Unlike conditions like Breast Cancer, MS doesn’t seem to get the attention and publicity it really deserves. Multiple Sclerosis aid is out there, but you might have to look a little harder than patients with other diseases that seem to get more press for whatever reason.

Because of the complexity and unpredictability of Multiple Sclerosis, aid is probably needed even more than some of the more “popular” conditions.  Relapses and attacks appear suddenly, and patients can find it difficult to hold on to a job. Planning any kind of routine life becomes almost impossible, and expenses occur suddenly and can add up quickly. Some studies show the lifetime expenses per MS patient routinely exceed two million dollars. Some of the new treatments cost over $1000 monthly. Add those to the probable lack of steady income, and it’s easy to see why MS aid is so badly needed.

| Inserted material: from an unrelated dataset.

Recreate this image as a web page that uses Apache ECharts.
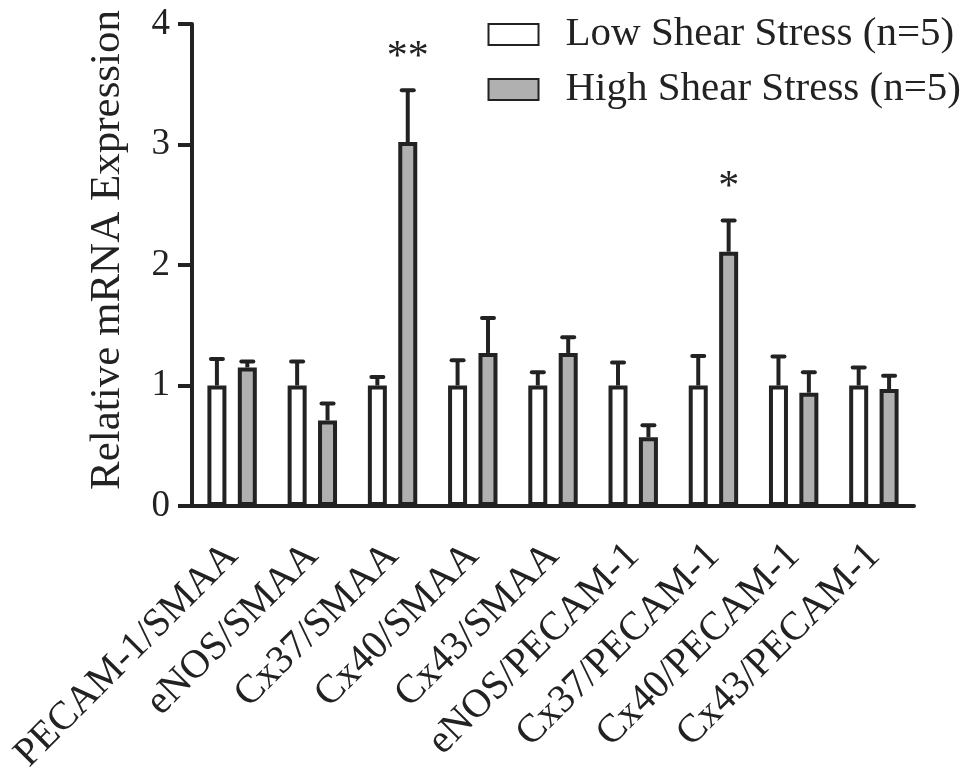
<!DOCTYPE html>
<html>
<head>
<meta charset="utf-8">
<script src="https://cdn.jsdelivr.net/npm/echarts@6/dist/echarts.min.js"></script>
<style>
html, body { margin: 0; padding: 0; background: #fff; }
#chart { width: 967px; height: 771px; }
</style>
</head>
<body>
<div id="chart"></div>
<script>
var categories = ['PECAM-1/SMAA', 'eNOS/SMAA', 'Cx37/SMAA', 'Cx40/SMAA', 'Cx43/SMAA',
  'eNOS/PECAM-1', 'Cx37/PECAM-1', 'Cx40/PECAM-1', 'Cx43/PECAM-1'];
var lowMean = [1, 1, 1, 1, 1, 1, 1, 1, 1];
var lowSem = [0.22, 0.20, 0.07, 0.21, 0.11, 0.19, 0.245, 0.24, 0.15];
var highMean = [1.15, 0.71, 3.02, 1.27, 1.27, 0.57, 2.11, 0.94, 0.97];
var highSem = [0.05, 0.14, 0.43, 0.29, 0.13, 0.10, 0.26, 0.17, 0.11];
var highSig = ['', '', '**', '', '', '', '*', '', ''];
var yTicks = [0, 1, 2, 3, 4];

var INK = '#222';
var FONT = '"Liberation Serif", "DejaVu Serif", serif';
var BAR_W = 19;
var BAR_GAP = 0.6; // fraction of bar width
var half = (BAR_W + BAR_W * BAR_GAP) / 2; // offset of each bar from category centre

// error bars (upper only), drawn through the axis scale
function errRender(offset) {
  return function (params, api) {
    var i = api.value(0);
    var top = api.coord([i, api.value(1)]);
    var end = api.coord([i, api.value(1) + api.value(2)]);
    var x = top[0] + offset;
    var kids = [
      { type: 'line', shape: { x1: x, y1: top[1], x2: x, y2: end[1] },
        style: { stroke: INK, lineWidth: 4 } },
      { type: 'line', shape: { x1: x - 6, y1: end[1], x2: x + 6, y2: end[1] },
        style: { stroke: INK, lineWidth: 4, lineCap: 'round' } }
    ];
    var sig = api.value(3);
    if (sig) {
      kids.push({ type: 'text', style: { x: x, y: end[1] - 32, text: sig, fill: INK,
        font: '42px ' + FONT, align: 'center', verticalAlign: 'middle' } });
    }
    return { type: 'group', children: kids };
  };
}

var myChart = echarts.init(document.getElementById('chart'));
var option = {
  backgroundColor: '#fff',
  animation: false,
  textStyle: { fontFamily: FONT, color: INK },
  grid: { left: 192, right: 53, top: 24, bottom: 265, outerBoundsMode: 'none', containLabel: false },
  legend: {
    orient: 'vertical',
    right: 1,
    top: 8,
    icon: 'rect',
    itemWidth: 50,
    itemHeight: 21,
    itemGap: 12,
    data: ['Low Shear Stress (n=5)', 'High Shear Stress (n=5)'],
    textStyle: { fontFamily: FONT, fontSize: 41, lineHeight: 43, color: INK, padding: [0, 0, 0, 22] }
  },
  graphic: [{
    type: 'text',
    rotation: Math.PI / 2,
    x: 108,
    y: 250,
    style: { text: 'Relative mRNA Expression', font: '43px ' + FONT, fill: INK,
      align: 'center', verticalAlign: 'middle' }
  }],
  xAxis: {
    type: 'category',
    data: categories,
    axisLine: { lineStyle: { color: INK, width: 4 } },
    axisTick: { alignWithLabel: true, length: 14, lineStyle: { color: INK, width: 4 } },
    axisLabel: { rotate: 45, margin: 44, fontSize: 40, fontFamily: FONT, color: INK, interval: 0 }
  },
  yAxis: {
    type: 'value',
    min: yTicks[0],
    max: yTicks[yTicks.length - 1],
    interval: 1,
    splitLine: { show: false },
    axisLine: { show: true, lineStyle: { color: INK, width: 4 } },
    axisTick: { show: true, length: 14, lineStyle: { color: INK, width: 4 } },
    axisLabel: { margin: 22, fontSize: 37, fontFamily: FONT, color: INK }
  },
  series: [
    {
      name: 'Low Shear Stress (n=5)',
      type: 'bar',
      data: lowMean,
      barWidth: BAR_W,
      barGap: (BAR_GAP * 100) + '%',
      itemStyle: { color: '#fff', borderColor: INK, borderWidth: 4 },
      z: 3
    },
    {
      name: 'High Shear Stress (n=5)',
      type: 'bar',
      data: highMean,
      barWidth: BAR_W,
      itemStyle: { color: '#b0b0b0', borderColor: INK, borderWidth: 4 },
      z: 3
    },
    {
      type: 'custom',
      renderItem: errRender(-half),
      data: lowMean.map(function (v, i) { return [i, v, lowSem[i], '']; }),
      z: 2, silent: true
    },
    {
      type: 'custom',
      renderItem: errRender(half),
      data: highMean.map(function (v, i) { return [i, v, highSem[i], highSig[i]]; }),
      z: 2, silent: true
    }
  ]
};
option && myChart.setOption(option);
</script>
</body>
</html>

There are organizations to help


The National Multiple Sclerosis Society is probably the most well known of the Multiple Sclerosis aid providers. They have close to 70 chapters across the U.S. and help over a million people annually. In 2008 alone, the MS society gave $50 million to help over 400 different research projects.  Some of the larger chapters in big cities will be able to give direct financial Multiple Sclerosis aid, while all of them will at least be able to help the patient find these resources elsewhere.

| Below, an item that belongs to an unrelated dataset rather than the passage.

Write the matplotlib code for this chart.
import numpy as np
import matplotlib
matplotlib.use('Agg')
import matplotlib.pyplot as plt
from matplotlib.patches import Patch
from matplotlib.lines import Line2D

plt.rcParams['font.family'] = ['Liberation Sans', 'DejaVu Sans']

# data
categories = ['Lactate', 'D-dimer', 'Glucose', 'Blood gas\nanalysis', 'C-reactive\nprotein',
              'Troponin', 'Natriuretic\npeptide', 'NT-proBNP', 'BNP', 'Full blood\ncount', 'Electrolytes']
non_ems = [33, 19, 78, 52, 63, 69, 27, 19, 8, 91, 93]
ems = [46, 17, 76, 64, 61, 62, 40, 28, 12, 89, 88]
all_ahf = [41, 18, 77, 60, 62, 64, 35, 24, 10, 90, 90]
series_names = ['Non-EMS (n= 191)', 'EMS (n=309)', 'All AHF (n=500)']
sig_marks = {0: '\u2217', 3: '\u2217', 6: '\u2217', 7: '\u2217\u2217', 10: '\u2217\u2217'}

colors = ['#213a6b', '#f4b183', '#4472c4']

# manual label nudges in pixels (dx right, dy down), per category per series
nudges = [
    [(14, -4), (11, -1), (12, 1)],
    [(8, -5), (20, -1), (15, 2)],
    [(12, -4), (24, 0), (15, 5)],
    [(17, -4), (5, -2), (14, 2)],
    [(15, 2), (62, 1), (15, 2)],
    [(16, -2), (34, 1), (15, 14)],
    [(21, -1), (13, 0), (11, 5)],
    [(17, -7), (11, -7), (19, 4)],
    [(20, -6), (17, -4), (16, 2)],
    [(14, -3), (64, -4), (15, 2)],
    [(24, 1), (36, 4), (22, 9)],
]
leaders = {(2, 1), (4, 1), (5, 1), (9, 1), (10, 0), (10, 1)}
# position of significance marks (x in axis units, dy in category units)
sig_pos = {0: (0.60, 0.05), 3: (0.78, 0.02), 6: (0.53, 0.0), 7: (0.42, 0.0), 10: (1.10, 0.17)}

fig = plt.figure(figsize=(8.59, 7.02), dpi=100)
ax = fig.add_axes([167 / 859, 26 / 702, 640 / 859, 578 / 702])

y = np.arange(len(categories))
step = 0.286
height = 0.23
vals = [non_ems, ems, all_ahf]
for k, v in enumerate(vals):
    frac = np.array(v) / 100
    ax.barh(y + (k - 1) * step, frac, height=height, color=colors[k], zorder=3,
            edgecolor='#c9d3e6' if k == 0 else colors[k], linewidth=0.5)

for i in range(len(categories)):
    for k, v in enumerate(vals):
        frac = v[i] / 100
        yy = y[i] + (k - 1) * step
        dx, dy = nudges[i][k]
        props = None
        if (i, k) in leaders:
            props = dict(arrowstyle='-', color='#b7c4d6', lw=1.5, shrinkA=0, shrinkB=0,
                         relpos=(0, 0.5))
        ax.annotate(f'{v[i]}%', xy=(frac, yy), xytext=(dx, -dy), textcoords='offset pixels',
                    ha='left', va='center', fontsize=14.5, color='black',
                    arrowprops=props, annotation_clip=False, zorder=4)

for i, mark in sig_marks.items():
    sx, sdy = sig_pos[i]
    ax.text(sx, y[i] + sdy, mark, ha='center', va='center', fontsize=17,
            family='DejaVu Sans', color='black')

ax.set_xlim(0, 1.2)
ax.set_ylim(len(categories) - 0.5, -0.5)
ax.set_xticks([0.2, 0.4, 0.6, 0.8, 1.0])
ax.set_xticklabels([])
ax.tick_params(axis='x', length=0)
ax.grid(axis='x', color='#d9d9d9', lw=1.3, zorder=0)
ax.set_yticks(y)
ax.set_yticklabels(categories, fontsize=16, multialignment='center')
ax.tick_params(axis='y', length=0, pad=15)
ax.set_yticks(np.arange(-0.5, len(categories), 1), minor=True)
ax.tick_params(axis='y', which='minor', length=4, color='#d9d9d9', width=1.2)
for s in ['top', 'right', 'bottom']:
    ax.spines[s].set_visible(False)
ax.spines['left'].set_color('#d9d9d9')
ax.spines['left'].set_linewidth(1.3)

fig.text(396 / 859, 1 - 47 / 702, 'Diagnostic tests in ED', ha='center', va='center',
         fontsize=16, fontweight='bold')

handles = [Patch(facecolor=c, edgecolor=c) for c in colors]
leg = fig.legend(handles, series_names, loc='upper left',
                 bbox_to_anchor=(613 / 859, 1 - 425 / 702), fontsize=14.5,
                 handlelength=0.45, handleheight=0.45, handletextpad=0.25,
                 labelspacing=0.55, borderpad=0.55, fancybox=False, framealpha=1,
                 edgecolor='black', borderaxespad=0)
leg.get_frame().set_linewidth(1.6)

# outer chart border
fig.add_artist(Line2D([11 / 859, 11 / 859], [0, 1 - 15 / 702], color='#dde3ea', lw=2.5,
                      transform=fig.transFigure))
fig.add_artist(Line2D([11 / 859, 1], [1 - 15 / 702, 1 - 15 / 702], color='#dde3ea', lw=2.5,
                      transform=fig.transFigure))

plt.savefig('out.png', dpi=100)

The Multiple Sclerosis Association of America has a MRI Diagnostic Fund to help patients pay for MRI scans. They also have an Equipment Distribution Program to help patients get the items for home use to help make life easier.  They even distribute cooling equipment to help patients with heat sensitivity problems.

The Multiple Sclerosis Foundation offer a number of Multiple Sclerosis aid services to help patients get services they can’t afford.  Their main programs are:

  • Home Care Grants – to help with light housework and cooking
  • Patient Assistance program – this is a unique Multiple Sclerosis aid program that provides direct one-time emergency money to cover bills that might compromise the patient’s safety if left unpaid.  It helps with things like rent, utilities, and home repairs.
  • Assistive Technology program – provides for mobility and safety aids like ramps, wheelchairs, speaker phones, and similar assistance type technology


The National Organization for Rare Disorders will provide Multiple Sclerosis aid in the form of cash to help with co-pay bills on medication. They will help with up to $3 thousand dollars annually.